Wall Street’s “meh” button
Concentrix (NASDAQ: CNXC) landed a consensus Hold rating from analysts, which is the investing version of a shrug. Not a warning shot, not a victory lap — just a signal that the Street thinks the stock is probably fairly valued for now.
The backdrop isn’t exactly boring
This isn’t happening in a vacuum. The company recently posted $2.61 in EPS against $2.65 expectations, with revenue of $2.50 billion up 5.4% year over year. So yes, the top line is still growing, but the earnings picture is a little like a grocery cart with one squeaky wheel: usable, but not exactly smooth.
Dividend candy and insider breadcrumbs
On the plus side, Concentrix declared a $0.36 quarterly dividend, or $1.44 annualized, good for about a 4.9% yield at the quoted share price. That’s the sort of payout that can make income investors perk up.

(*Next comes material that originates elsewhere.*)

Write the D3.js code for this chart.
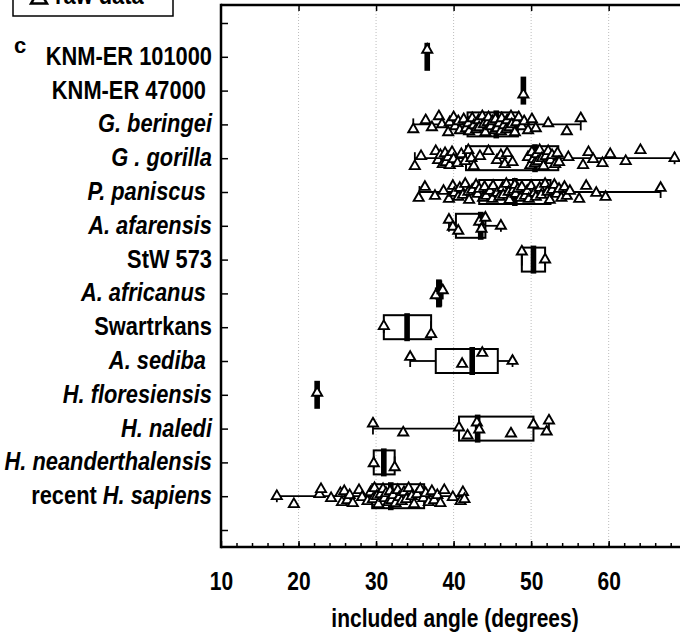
<!DOCTYPE html>
<html>
<head>
<meta charset="utf-8">
<script src="https://d3js.org/d3.v7.min.js"></script>
<style>
  html, body { margin: 0; padding: 0; background: #fff; }
  svg { display: block; }
  text { font-family: "Liberation Sans", Arial, sans-serif; font-weight: bold; fill: #000; }
</style>
</head>
<body>
<div id="chart"></div>
<script>
// categories, top to bottom
const categories = [
  "KNM-ER 101000", "KNM-ER 47000\u00a0", "G. beringei", "G . gorilla", "P. paniscus\u00a0",
  "A. afarensis", "StW 573", "A. africanus\u00a0", "Swartrkans", "A. sediba\u00a0",
  "H. floresiensis", "H. naledi", "H. neanderthalensis", "recent H. sapiens"
];
const uprightLabels = ["KNM-ER 101000", "KNM-ER 47000\u00a0", "StW 573", "Swartrkans"];

// box statistics (degrees)
const mins    = [36.6, 49.0, 34.8, 35.0, 35.6, 39.4, 48.8, 37.7, 31.0, 34.4, 22.4, 29.6, 29.7, 17.2];
const q1s     = [36.6, 49.0, 41.8, 41.6, 43.3, 40.3, 48.8, 37.9, 31.0, 37.7, 22.4, 40.7, 29.7, 29.5];
const medians = [36.6, 49.0, 45.5, 50.5, 47.9, 43.5, 50.3, 38.1, 34.0, 42.4, 22.4, 43.1, 31.0, 31.9];
const q3s     = [36.6, 49.0, 48.3, 53.5, 52.5, 44.1, 51.8, 38.4, 37.1, 45.7, 22.4, 50.3, 32.4, 36.2];
const maxs    = [36.6, 49.0, 56.4, 68.5, 66.7, 46.1, 51.8, 38.6, 37.1, 47.6, 22.4, 52.3, 32.4, 41.4];

// raw data
const knm101000 = [36.6];
const knm47000 = [49.0];
const beringei = [34.8, 36.4, 37.2, 38.1, 38.5, 39.3, 39.5, 40.0, 40.2, 40.6, 40.8, 41.3, 41.6, 41.9, 42.0,
  42.4, 42.6, 42.9, 43.2, 43.3, 43.7, 43.9, 44.1, 44.4, 44.5, 44.8, 45.0, 45.3, 45.4, 45.6, 45.9, 46.1,
  46.2, 46.5, 46.8, 46.9, 47.2, 47.4, 47.5, 47.9, 48.1, 48.4, 48.8, 49.1, 49.6, 50.1, 50.6, 52.2, 54.6, 56.4];
const gorilla = [35.0, 35.8, 37.7, 38.0, 38.3, 38.6, 38.9, 39.0, 39.3, 39.5, 39.8, 40.0, 40.5, 41.0, 41.5,
  41.9, 42.3, 42.6, 43.4, 44.5, 45.6, 46.1, 46.6, 46.9, 47.6, 49.6, 49.9, 50.1, 50.3, 50.5, 50.7, 50.9,
  51.1, 51.4, 51.6, 51.9, 52.2, 52.5, 52.7, 53.1, 53.4, 53.6, 54.8, 56.7, 57.4, 58.0, 59.2, 60.2, 62.2, 64.1, 68.5];
const paniscus = [35.5, 36.3, 37.6, 38.7, 39.4, 39.9, 40.1, 40.6, 40.8, 41.2, 41.5, 41.9, 42.0, 42.4, 42.9,
  43.1, 43.3, 43.8, 44.0, 44.2, 44.7, 45.0, 45.1, 45.6, 45.9, 46.3, 46.4, 46.8, 47.1, 47.2, 47.7, 47.9,
  48.0, 48.3, 48.6, 48.8, 49.2, 49.5, 49.7, 50.0, 50.4, 50.6, 51.1, 51.3, 51.8, 52.1, 52.4, 52.7, 53.0,
  53.3, 53.6, 53.9, 54.3, 54.6, 55.0, 56.2, 57.1, 58.4, 59.6, 66.7];
const afarensis = [39.4, 39.9, 40.6, 43.3, 43.6, 44.1, 46.1];
const stw573 = [48.8, 51.8];
const africanus = [37.7, 38.6];
const swartkrans = [31.0, 37.1];
const sediba = [34.4, 41.1, 43.7, 47.6];
const floresiensis = [22.4];
const naledi = [29.6, 33.5, 40.7, 41.8, 43.0, 43.3, 47.4, 50.3, 52.0, 52.3];
const neanderthalensis = [29.7, 32.4];
const sapiens = [17.2, 19.4, 22.7, 22.9, 24.2, 25.4, 25.6, 25.9, 26.3, 26.6, 27.0, 27.8, 28.2, 28.9, 29.3,
  29.6, 29.8, 30.1, 30.3, 30.6, 30.9, 31.1, 31.3, 31.6, 31.8, 32.0, 32.2, 32.5, 32.8, 33.0, 33.3, 33.6,
  33.9, 34.2, 34.6, 34.9, 35.3, 35.7, 36.1, 36.4, 36.8, 37.2, 37.5, 37.9, 38.3, 38.8, 39.9, 40.9, 41.2, 41.4];

const rawData = [knm101000, knm47000, beringei, gorilla, paniscus, afarensis, stw573, africanus,
  swartkrans, sediba, floresiensis, naledi, neanderthalensis, sapiens];

const xTicks = [10, 20, 30, 40, 50, 60];

// layout
const W = 680, H = 636;
const LEFT = 221, RIGHT = 680, TOP = 5, BOTTOM = 547;
const NARROW = 0.84;   // the original uses a condensed bold face
const JITTER = [-7, 2, -3, 6, -5, 4, -1, 7, -6, 1, 5, -4, 3, -8, 0, 8, -2];

const svg = d3.select("#chart").append("svg")
  .attr("width", W).attr("height", H);

const x = d3.scaleLinear().domain([10, 69.2]).range([LEFT, RIGHT]);
const y = d3.scaleLinear().domain([-1, 14]).range([23, 530]);

// place a text at (px, py) squeezed horizontally
function narrowAt(sel, px, py) {
  sel.attr("x", 0).attr("y", 0)
    .attr("transform", (d, i) => {
      const a = typeof px === "function" ? px(d, i) : px;
      const b = typeof py === "function" ? py(d, i) : py;
      return `translate(${a},${b}) scale(${NARROW},1)`;
    });
}

// dotted grid
svg.append("g").selectAll("line")
  .data(xTicks.slice(1))
  .join("line")
  .attr("x1", d => x(d)).attr("x2", d => x(d))
  .attr("y1", TOP).attr("y2", BOTTOM)
  .attr("stroke", "#bdbdbd").attr("stroke-width", 1)
  .attr("stroke-dasharray", "1,2");

// bottom axis: minor ticks, then major ticks with labels
const minorAxis = svg.append("g")
  .attr("transform", `translate(0,${BOTTOM})`)
  .call(d3.axisBottom(x).tickValues(d3.range(12, 69, 2)).tickSize(-4).tickFormat(""));
minorAxis.select(".domain").remove();

const bottomAxis = svg.append("g")
  .attr("transform", `translate(0,${BOTTOM})`)
  .call(d3.axisBottom(x).tickValues(xTicks).tickSize(-6).tickPadding(25).tickFormat(d3.format("d")));
bottomAxis.select(".domain").remove();
bottomAxis.selectAll("text")
  .attr("font-family", null)
  .style("font-size", "25px")
  .attr("transform", `scale(${NARROW},1)`);
svg.selectAll(".tick line").attr("stroke", "#000").attr("stroke-width", 1.5);

// top axis ticks
const topAxis = svg.append("g")
  .attr("transform", `translate(0,${TOP})`)
  .call(d3.axisTop(x).tickValues(xTicks.slice(1)).tickSize(-6).tickFormat(""));
topAxis.select(".domain").remove();
topAxis.selectAll(".tick line").attr("stroke", "#000").attr("stroke-width", 1.5);

// left axis ticks
const leftAxis = svg.append("g")
  .attr("transform", `translate(${LEFT},0)`)
  .call(d3.axisLeft(y).tickValues(d3.range(-1, 15)).tickSize(-7).tickFormat(""));
leftAxis.select(".domain").remove();
leftAxis.selectAll(".tick line").attr("stroke", "#000").attr("stroke-width", 1.5);

// frame
svg.append("line").attr("x1", LEFT).attr("x2", RIGHT).attr("y1", TOP).attr("y2", TOP)
  .attr("stroke", "#000").attr("stroke-width", 2.5);
svg.append("line").attr("x1", LEFT).attr("x2", RIGHT).attr("y1", BOTTOM).attr("y2", BOTTOM)
  .attr("stroke", "#000").attr("stroke-width", 2.5);
svg.append("line").attr("x1", LEFT).attr("x2", LEFT).attr("y1", TOP - 1.2).attr("y2", BOTTOM + 1.2)
  .attr("stroke", "#000").attr("stroke-width", 2.5);

// category labels
const labels = svg.append("g").selectAll("text")
  .data(categories)
  .join("text")
  .attr("text-anchor", "end")
  .style("font-size", "26px")
  .call(narrowAt, 212, (d, i) => y(i) + 8);
labels.each(function(d) {
  const t = d3.select(this);
  if (uprightLabels.includes(d)) {
    t.text(d);
  } else if (d.startsWith("recent ")) {
    t.append("tspan").text("recent ");
    t.append("tspan").attr("font-style", "italic").text(d.slice(7));
  } else {
    t.attr("font-style", "italic").text(d);
  }
});

// boxes
const stats = categories.map((c, i) => ({
  i, min: mins[i], q1: q1s[i], med: medians[i], q3: q3s[i], max: maxs[i]
}));
const boxes = svg.append("g").selectAll("g")
  .data(stats)
  .join("g");

boxes.append("line")
  .attr("x1", d => x(d.min)).attr("x2", d => x(d.q1))
  .attr("y1", d => y(d.i)).attr("y2", d => y(d.i))
  .attr("stroke", "#000").attr("stroke-width", 1.8);
boxes.append("line")
  .attr("x1", d => x(d.q3)).attr("x2", d => x(d.max))
  .attr("y1", d => y(d.i)).attr("y2", d => y(d.i))
  .attr("stroke", "#000").attr("stroke-width", 1.8);
boxes.selectAll(".cap")
  .data(d => [d.min, d.max].map(v => ({ v, i: d.i })))
  .join("line")
  .attr("class", "cap")
  .attr("x1", d => x(d.v)).attr("x2", d => x(d.v))
  .attr("y1", d => y(d.i) - 6).attr("y2", d => y(d.i) + 6)
  .attr("stroke", "#000").attr("stroke-width", 1.8);
boxes.append("rect")
  .attr("x", d => x(d.q1))
  .attr("width", d => x(d.q3) - x(d.q1))
  .attr("y", d => y(d.i) - 12)
  .attr("height", 24)
  .attr("fill", "none")
  .attr("stroke", "#000").attr("stroke-width", 2);
boxes.append("rect")
  .attr("x", d => x(d.med) - 2.8)
  .attr("width", 5.6)
  .attr("y", d => y(d.i) - 14)
  .attr("height", 28)
  .attr("fill", "#000");

// raw data triangles
const tri = d3.symbol().type(d3.symbolTriangle).size(44);
const points = rawData.flatMap((vals, i) => vals.map((v, k) => ({ v, i, k })));
svg.append("g").selectAll("path")
  .data(points)
  .join("path")
  .attr("d", tri)
  .attr("transform", d => `translate(${x(d.v)},${y(d.i) + JITTER[(d.k + d.i * 5) % JITTER.length]})`)
  .attr("fill", "#fff")
  .attr("stroke", "#000")
  .attr("stroke-width", 1.9);

// axis title
svg.append("text")
  .attr("text-anchor", "middle")
  .style("font-size", "25px")
  .text("included angle (degrees)")
  .call(narrowAt, 455, 627);

// panel letter
svg.append("text")
  .attr("x", 14).attr("y", 53)
  .style("font-size", "22px")
  .text("c");

// legend (mostly above the visible area)
const legend = svg.append("g");
legend.append("rect")
  .attr("x", 13).attr("y", -40).attr("width", 160).attr("height", 56)
  .attr("fill", "#fff").attr("stroke", "#000").attr("stroke-width", 1.5);
legend.append("path")
  .attr("d", d3.symbol().type(d3.symbolTriangle).size(110))
  .attr("transform", "translate(39,-1)")
  .attr("fill", "#fff").attr("stroke", "#000").attr("stroke-width", 2.5);
legend.append("text")
  .style("font-size", "26px")
  .text("raw data")
  .call(narrowAt, 55, 4);
</script>
</body>
</html>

And then there’s insider buying. The CFO and CEO both bought shares, which doesn’t guarantee anything magical, but it does tell you the people closest to the business are willing to put some skin in the game. You don’t usually see executives tossing around cash if they think the future looks like a flat tire.
Big picture: the analyst crowd is saying “wait and see,” but the dividend and insider buys suggest there’s still some internal confidence. For investors, CNXC looks more like a cash-flow-and-patience story than a runaway growth rocket.